- WHAT YOU WILL DO -
Check every line for the word "chart" and state how many lines have it. Reply with the number alone.

(Records with drawing code)
— BEGIN —

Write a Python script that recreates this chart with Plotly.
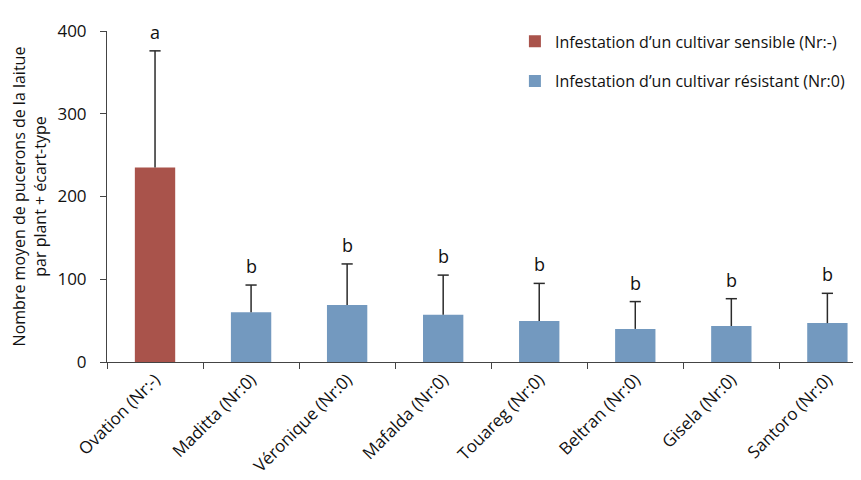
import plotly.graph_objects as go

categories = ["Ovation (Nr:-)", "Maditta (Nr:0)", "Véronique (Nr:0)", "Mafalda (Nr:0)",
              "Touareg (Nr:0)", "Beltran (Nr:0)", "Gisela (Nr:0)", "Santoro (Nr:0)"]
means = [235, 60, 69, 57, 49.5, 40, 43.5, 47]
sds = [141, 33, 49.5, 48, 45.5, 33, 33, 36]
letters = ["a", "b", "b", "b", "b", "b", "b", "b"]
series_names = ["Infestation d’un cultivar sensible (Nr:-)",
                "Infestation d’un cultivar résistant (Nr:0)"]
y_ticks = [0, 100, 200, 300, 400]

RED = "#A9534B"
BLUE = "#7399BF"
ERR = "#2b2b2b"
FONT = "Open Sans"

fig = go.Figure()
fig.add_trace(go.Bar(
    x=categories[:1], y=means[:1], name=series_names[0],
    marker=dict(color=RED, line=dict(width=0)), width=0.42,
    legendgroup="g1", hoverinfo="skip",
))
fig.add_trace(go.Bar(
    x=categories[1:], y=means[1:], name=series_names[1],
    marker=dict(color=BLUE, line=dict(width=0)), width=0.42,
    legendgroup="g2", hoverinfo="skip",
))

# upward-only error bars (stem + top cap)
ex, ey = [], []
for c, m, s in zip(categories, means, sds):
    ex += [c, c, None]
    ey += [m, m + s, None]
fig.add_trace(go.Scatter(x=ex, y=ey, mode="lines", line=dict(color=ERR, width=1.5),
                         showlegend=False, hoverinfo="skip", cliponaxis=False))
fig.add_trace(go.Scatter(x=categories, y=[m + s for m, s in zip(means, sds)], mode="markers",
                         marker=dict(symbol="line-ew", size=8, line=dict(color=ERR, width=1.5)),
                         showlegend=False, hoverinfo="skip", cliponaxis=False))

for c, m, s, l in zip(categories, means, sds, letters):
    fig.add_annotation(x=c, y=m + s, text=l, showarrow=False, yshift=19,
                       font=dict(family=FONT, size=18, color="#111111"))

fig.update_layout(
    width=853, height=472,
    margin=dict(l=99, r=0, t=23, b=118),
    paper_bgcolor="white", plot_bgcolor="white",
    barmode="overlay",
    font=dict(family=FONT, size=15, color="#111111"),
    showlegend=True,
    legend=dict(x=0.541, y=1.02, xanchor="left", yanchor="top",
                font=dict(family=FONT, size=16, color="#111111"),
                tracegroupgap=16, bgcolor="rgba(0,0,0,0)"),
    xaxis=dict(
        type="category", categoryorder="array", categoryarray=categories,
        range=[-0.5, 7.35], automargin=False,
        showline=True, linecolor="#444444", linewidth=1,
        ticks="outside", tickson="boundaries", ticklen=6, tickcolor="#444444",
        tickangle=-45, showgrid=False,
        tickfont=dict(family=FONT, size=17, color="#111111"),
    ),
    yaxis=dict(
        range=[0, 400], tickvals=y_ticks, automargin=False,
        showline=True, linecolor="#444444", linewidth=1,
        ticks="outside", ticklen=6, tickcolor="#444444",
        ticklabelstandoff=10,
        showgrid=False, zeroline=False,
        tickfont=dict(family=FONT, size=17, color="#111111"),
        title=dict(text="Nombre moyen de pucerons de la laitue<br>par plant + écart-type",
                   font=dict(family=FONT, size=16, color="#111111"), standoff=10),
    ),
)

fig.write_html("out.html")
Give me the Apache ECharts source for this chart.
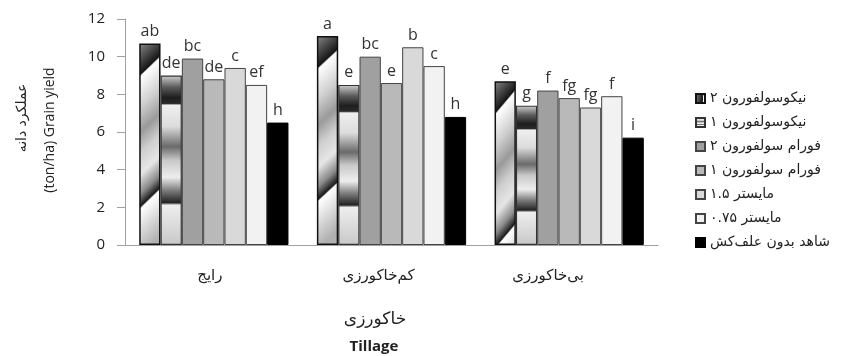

— END —

- THE ANSWER -
2